Even a simple contact page can fail badly if labels disappear, error messages are unclear, or the keyboard covers half the form on an iPhone. I have watched that happen. It is painful because the fix is usually less dramatic than the damage it causes.
Common fixes that improve both access and mobile UX
- Stronger visual hierarchy and shorter paragraphs
- Clearer form labels and easier error recovery
- Larger tap targets and better button spacing
- Headings that create cleaner scanning on small screens
- Simpler accordions, tables, and comparison blocks
These are not “nice extras.” They often improve conversion paths too.

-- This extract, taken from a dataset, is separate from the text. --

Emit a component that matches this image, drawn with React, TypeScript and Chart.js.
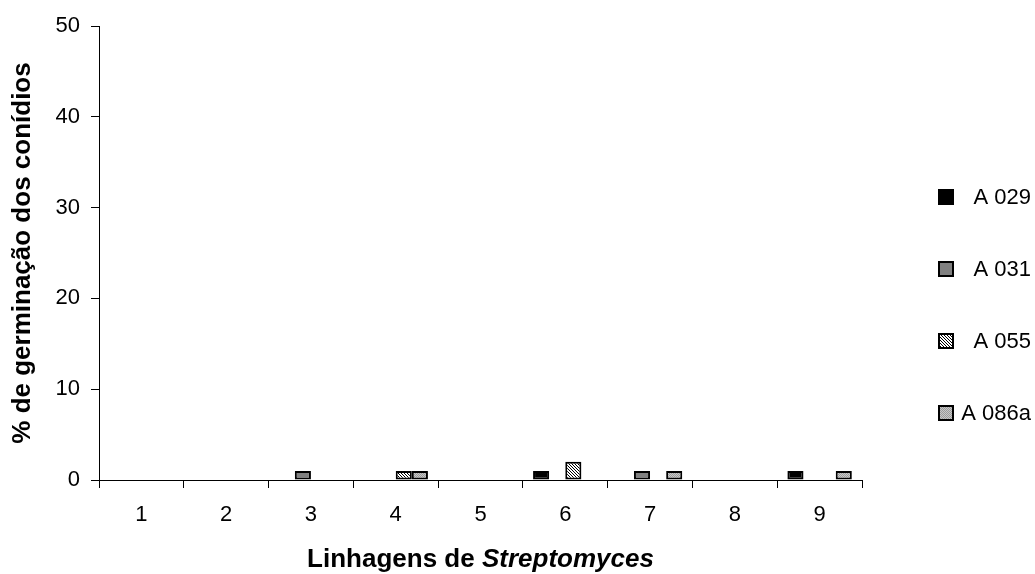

#6 Mobile performance optimization specialist
This is the service for sites that already exist but feel heavy, sluggish, or frustrating on mobile connections.

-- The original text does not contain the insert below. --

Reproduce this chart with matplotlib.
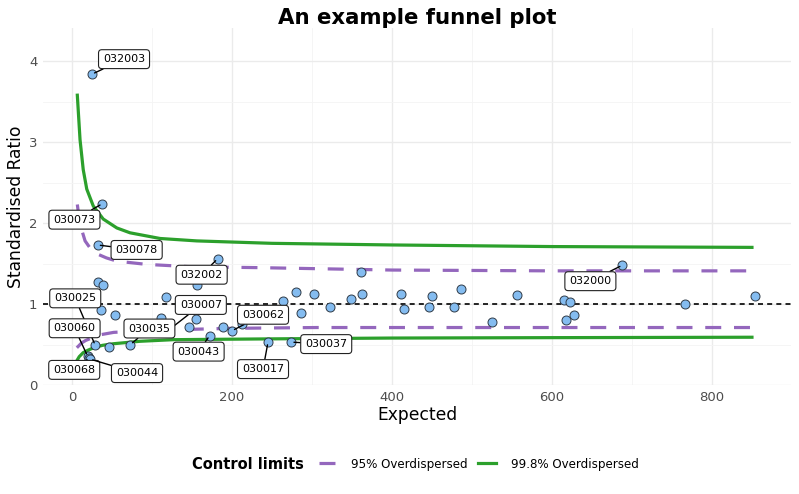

Best for: Content-heavy sites, traffic-heavy sites, ecommerce catalogs, media libraries, and any brand losing patience-driven users before the page settles.
What gets optimized
MDN includes performance as a core web topic and specifically highlights responsive images. That is a big clue. A lot of mobile pain comes from sending oversized assets, too many scripts, or desktop-first resources to small devices. Wikipedia also specifically mentions flexible images as part of responsive design, which tells you image handling is not a side detail — it is central.
A strong specialist will usually review images, fonts, JavaScript, CSS delivery, third-party tags, lazy loading, and how different breakpoints affect page weight. If your site looks fine but takes forever to become usable on a phone, this is the lane.
A responsive site that is slow is still a poor mobile experience.
Best for content-heavy or traffic-heavy sites
Publish a lot of articles? Have hundreds of product pages? Rely on paid traffic where every bounce hurts? Performance optimization pays back quickly in those cases. The same goes for sites with many hero images, embedded media, or years of script buildup from marketing tools.
One very common issue: the phone downloads an image sized for a desktop banner. It “fits” visually, so nobody notices in a design review. But the visitor notices. Their thumb knows before your analytics dashboard does.
What metrics to demand in reporting
Do not settle for “it feels faster.” Ask for before-and-after reporting that includes:
- Mobile page weight changes
- Image payload reductions
- Key template comparisons, not just the homepage
- Real-device or real-network testing notes
- Trends in mobile performance indicators and usability after launch
If you can’t see what improved, you can’t manage it.
How to choose the right option
Now we match the service depth to your reality. This is where a lot of teams go wrong. They shop by budget line first, then discover they bought the wrong kind of help.
Choose by business stage and internal capacity
If you have no designer, no front-end developer, and no one who wants to own QA, a full-service agency is usually the safest choice. If you already have developers but your brand system is a mess, a Figma-first studio may be enough. If your team just needs to launch and edit pages without engineering bottlenecks, no-code or template customization often fits better.
W3Schools highlights guided paths, quizzes, code challenges, and certificates — structured support that helps people move from learning to execution. The same idea applies here. If your internal team needs more scaffolding, buy more complete support.
Choose by complexity, not just budget
MDN’s curriculum spans HTML, CSS layout, dynamic scripting, accessibility, and performance. That’s a reminder that responsive work touches a lot of disciplines at once. Figma’s product set spanning design, Dev Mode, and responsive publishing makes the same point from a tools angle: different stages need different strengths.
| If your situation looks like this | Best-fit service | Main watchout |
|---|---|---|
| Large relaunch, many page types, limited internal resources | Full-service responsive web design agency | Make sure QA and post-launch support are explicit |
| Strong internal dev team, weak design system | Figma-first responsive product design studio | Handoff quality does not replace implementation quality |
| Need a site live quickly with easy editing | No-code responsive website service | Watch for platform limits and future migration pain |
| Need a reliable launch on a tighter budget | Responsive template/theme customization service | Do not mistake a template for messaging strategy |
| Usability complaints, compliance concerns, broad audiences | Accessibility-first UX/UI and responsive audit service | Readable does not automatically mean accessible |
| Site works but feels slow on phones | Mobile performance optimization specialist | Demand hard reporting, not vague reassurance |
Choose the option that fits your update cadence, not just your launch date.
Questions to ask before you sign
Want a simple buyer checklist? Start here:
- Can you show this work live across phone, tablet, and desktop?
- How do you handle responsive images and content overflow?
- What accessibility checks are included?
- What mobile performance work is part of the scope?
- How will our team update content after launch without breaking layouts?
- What pages or templates are tested, and how is that documented?
- What happens after launch when we add new pages or campaigns?
If the answers are crisp, specific, and easy to follow, you are probably talking to the right kind of partner. If every answer sounds like a sales deck, you probably are not.
Why Your Web Mobile Responsive Design Choice Matters After Launch
What You Are Really Buying
The right web mobile responsive design service proves your site will look right, load fast, and stay usable after launch — not just during the pitch.
The Question Worth Asking Next
Pretty mockups fade fast when real visitors hit slow pages, awkward menus, or hard-to-read forms. When you review your shortlist, which proof matters most to your business right now: end-to-end delivery, faster publishing, stronger accessibility, or lighter mobile performance?